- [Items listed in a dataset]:
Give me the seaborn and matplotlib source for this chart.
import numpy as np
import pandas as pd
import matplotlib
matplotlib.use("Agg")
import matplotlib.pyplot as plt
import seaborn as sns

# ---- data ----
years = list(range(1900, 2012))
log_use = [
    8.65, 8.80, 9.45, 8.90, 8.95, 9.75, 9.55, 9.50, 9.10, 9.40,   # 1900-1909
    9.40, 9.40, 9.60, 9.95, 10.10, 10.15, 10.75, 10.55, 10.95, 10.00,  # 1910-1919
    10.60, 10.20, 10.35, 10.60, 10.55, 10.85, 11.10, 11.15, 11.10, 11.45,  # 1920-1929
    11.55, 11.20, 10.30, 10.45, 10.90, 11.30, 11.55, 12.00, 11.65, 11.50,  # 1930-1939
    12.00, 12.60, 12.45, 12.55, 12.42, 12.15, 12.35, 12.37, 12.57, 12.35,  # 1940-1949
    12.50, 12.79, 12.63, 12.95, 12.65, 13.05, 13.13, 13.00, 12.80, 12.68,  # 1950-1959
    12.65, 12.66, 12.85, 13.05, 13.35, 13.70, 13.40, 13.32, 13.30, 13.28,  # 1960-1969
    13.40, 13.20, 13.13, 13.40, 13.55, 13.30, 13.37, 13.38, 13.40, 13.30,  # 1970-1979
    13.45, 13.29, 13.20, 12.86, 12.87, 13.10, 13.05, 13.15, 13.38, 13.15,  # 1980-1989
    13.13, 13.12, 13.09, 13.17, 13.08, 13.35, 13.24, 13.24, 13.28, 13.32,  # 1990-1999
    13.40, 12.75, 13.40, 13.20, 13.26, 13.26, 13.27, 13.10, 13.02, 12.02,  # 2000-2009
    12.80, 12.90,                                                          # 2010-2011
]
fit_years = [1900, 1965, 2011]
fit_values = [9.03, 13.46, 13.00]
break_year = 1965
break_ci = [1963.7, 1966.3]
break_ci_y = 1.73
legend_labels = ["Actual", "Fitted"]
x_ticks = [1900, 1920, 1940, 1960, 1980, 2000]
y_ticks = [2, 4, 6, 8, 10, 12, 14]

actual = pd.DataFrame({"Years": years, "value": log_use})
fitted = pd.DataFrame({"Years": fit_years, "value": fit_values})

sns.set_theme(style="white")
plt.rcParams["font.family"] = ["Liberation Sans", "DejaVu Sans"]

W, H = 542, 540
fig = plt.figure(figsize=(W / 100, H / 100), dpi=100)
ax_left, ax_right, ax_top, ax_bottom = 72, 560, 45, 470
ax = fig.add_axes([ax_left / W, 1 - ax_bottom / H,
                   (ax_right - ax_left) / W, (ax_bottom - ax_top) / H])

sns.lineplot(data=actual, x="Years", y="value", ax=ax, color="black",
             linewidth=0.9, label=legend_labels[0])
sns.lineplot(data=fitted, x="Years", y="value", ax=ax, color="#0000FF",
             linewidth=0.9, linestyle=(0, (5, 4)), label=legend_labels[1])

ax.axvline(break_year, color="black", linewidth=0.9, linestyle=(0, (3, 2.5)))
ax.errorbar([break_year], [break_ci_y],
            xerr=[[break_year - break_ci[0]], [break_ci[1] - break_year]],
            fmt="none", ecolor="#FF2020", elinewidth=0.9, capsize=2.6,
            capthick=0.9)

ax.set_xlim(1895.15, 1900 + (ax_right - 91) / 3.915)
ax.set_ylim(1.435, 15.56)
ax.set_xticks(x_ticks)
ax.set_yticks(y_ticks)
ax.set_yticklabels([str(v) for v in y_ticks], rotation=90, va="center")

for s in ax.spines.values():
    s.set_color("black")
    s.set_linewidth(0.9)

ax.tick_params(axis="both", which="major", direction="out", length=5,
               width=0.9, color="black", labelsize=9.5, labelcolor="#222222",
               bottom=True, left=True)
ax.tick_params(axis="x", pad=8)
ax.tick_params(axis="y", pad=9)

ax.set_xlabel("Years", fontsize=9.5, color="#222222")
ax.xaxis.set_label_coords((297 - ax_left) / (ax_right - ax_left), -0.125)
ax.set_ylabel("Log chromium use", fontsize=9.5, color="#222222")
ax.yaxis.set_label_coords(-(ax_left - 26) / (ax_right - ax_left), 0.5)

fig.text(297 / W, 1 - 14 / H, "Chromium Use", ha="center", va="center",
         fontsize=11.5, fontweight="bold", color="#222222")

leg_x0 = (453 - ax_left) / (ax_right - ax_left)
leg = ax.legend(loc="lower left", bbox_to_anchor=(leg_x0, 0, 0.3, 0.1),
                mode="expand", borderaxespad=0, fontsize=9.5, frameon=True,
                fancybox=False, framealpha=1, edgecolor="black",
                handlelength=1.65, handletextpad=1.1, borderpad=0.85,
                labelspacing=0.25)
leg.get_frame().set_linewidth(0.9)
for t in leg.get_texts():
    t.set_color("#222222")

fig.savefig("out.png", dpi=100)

--

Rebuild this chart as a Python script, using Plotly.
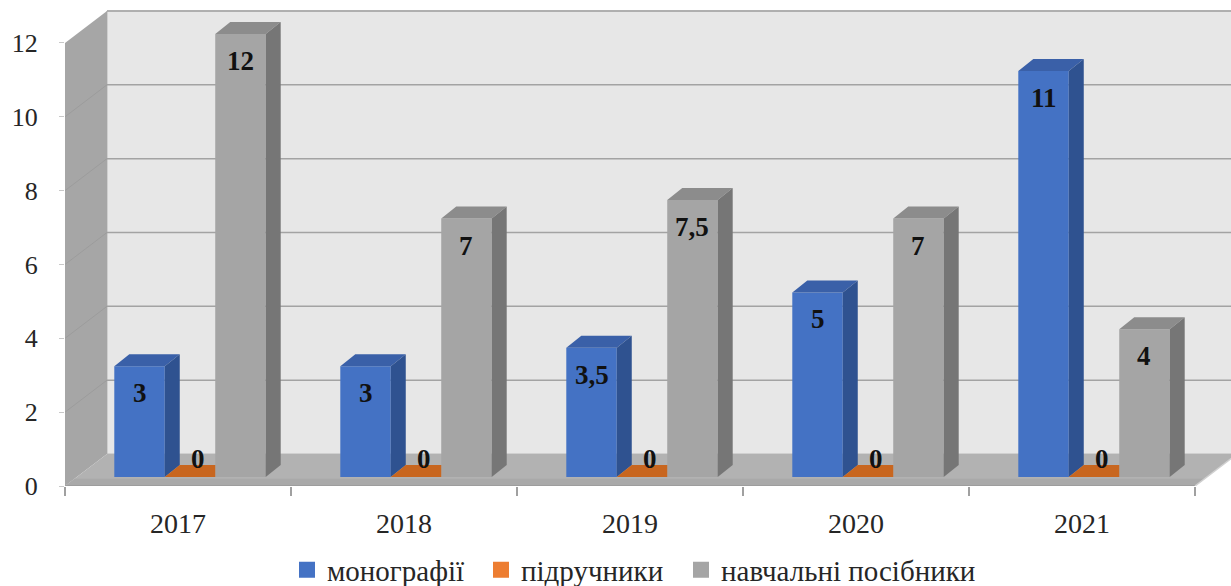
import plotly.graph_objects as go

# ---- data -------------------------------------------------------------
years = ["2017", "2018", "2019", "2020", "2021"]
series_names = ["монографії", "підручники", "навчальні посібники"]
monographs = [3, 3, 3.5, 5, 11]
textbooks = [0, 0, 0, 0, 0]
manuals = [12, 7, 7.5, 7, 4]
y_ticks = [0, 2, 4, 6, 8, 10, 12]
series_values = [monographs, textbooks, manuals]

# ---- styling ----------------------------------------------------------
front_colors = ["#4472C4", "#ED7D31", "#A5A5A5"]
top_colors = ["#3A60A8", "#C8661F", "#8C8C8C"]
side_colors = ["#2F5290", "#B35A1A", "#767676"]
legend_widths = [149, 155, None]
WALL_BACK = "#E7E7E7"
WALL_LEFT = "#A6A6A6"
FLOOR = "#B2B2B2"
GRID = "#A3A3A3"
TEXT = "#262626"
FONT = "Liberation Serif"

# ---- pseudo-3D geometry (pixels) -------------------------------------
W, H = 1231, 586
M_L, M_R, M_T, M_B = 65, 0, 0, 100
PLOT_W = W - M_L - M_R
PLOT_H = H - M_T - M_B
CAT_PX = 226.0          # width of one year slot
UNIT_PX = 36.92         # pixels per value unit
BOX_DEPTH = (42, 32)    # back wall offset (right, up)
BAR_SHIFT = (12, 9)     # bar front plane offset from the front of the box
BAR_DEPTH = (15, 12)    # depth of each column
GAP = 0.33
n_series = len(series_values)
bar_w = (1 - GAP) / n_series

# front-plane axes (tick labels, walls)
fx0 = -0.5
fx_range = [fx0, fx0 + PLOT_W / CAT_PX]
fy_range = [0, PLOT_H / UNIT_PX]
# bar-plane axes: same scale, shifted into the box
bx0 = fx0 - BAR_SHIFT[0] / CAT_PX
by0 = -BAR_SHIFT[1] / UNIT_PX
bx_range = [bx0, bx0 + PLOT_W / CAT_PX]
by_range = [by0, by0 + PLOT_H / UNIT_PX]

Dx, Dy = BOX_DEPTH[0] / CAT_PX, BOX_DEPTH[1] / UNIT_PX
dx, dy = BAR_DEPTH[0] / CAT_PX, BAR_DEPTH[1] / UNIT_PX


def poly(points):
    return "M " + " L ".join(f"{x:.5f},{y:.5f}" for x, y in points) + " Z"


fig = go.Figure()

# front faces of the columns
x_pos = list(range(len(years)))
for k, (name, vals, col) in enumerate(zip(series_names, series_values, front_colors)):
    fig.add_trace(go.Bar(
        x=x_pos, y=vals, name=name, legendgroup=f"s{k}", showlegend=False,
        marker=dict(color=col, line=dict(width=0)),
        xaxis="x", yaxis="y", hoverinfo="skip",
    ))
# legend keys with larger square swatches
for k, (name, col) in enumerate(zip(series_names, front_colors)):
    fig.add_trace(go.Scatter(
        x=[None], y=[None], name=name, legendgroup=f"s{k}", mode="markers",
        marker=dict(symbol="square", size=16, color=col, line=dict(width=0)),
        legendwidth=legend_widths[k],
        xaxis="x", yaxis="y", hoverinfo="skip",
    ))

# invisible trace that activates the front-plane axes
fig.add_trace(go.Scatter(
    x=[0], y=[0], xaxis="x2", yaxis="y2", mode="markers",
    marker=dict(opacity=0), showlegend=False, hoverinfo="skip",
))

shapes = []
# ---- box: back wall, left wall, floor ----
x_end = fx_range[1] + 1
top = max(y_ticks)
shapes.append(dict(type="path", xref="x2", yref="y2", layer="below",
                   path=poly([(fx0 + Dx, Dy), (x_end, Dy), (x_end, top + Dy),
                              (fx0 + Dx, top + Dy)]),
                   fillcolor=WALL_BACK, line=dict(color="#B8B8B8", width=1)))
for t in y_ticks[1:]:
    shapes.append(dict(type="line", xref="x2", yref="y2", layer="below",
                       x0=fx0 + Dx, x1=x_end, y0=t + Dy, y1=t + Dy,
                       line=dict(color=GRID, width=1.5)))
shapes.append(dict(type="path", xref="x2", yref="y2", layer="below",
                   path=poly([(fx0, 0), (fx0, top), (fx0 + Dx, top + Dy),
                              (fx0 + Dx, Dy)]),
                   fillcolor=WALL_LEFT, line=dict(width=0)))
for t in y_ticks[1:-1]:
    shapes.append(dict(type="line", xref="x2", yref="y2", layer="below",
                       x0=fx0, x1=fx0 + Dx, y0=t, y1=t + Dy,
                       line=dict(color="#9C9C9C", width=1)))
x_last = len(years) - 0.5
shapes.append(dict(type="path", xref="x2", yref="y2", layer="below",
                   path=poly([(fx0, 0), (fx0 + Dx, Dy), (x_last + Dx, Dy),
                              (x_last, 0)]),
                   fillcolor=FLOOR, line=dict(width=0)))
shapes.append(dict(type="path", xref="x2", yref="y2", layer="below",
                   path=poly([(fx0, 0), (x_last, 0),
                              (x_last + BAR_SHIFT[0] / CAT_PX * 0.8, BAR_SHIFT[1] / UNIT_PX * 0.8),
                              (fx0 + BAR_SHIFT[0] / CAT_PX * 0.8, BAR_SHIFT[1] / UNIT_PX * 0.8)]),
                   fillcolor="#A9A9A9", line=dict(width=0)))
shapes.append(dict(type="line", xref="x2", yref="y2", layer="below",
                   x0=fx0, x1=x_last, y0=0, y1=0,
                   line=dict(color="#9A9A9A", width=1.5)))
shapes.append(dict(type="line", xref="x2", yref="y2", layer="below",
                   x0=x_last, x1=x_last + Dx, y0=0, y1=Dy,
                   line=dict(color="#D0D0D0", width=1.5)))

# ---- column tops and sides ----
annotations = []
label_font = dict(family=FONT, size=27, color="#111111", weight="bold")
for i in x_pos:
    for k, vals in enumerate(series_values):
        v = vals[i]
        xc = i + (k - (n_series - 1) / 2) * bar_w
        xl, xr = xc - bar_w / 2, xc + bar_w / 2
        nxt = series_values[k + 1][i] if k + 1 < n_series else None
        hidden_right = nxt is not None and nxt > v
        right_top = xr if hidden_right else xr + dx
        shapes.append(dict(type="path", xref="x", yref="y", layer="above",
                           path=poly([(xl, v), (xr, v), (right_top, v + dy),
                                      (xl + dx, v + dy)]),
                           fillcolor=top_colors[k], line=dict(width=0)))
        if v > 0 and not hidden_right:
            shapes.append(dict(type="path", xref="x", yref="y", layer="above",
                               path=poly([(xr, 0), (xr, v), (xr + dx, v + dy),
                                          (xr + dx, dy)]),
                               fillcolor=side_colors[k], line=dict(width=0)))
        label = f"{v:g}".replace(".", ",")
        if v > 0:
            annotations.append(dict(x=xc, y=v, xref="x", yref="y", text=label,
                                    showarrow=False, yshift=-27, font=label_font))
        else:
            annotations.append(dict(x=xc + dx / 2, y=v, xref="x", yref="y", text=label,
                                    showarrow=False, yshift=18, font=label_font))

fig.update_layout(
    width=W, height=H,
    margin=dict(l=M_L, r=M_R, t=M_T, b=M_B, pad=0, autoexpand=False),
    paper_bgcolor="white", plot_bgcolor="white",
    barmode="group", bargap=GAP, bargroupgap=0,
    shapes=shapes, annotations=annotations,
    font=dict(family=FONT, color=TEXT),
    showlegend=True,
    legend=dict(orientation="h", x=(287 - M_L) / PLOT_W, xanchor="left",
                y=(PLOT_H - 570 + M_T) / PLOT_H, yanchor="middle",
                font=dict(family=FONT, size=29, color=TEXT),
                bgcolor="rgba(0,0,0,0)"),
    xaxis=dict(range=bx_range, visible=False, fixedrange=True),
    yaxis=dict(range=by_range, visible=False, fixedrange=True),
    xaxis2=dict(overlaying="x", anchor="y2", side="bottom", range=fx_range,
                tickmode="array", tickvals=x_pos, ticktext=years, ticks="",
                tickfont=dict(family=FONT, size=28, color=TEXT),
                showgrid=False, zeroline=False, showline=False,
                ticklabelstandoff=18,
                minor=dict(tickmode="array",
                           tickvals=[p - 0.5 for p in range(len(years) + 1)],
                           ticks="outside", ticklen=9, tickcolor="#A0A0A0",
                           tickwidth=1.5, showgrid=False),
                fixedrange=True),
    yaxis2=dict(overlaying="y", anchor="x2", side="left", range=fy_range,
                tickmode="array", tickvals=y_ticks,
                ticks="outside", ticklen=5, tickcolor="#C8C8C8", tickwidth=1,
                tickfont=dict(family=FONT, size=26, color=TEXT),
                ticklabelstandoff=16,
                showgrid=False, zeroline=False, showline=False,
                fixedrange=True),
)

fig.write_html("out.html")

- [Required work]: Repeat the lines between those holding "Rebuild this chart" and "series_values = [monographs, textbooks, manuals]", inclusive. Pictures stay out.

- [Task result]:
Rebuild this chart as a Python script, using Plotly.
import plotly.graph_objects as go

# ---- data -------------------------------------------------------------
years = ["2017", "2018", "2019", "2020", "2021"]
series_names = ["монографії", "підручники", "навчальні посібники"]
monographs = [3, 3, 3.5, 5, 11]
textbooks = [0, 0, 0, 0, 0]
manuals = [12, 7, 7.5, 7, 4]
y_ticks = [0, 2, 4, 6, 8, 10, 12]
series_values = [monographs, textbooks, manuals]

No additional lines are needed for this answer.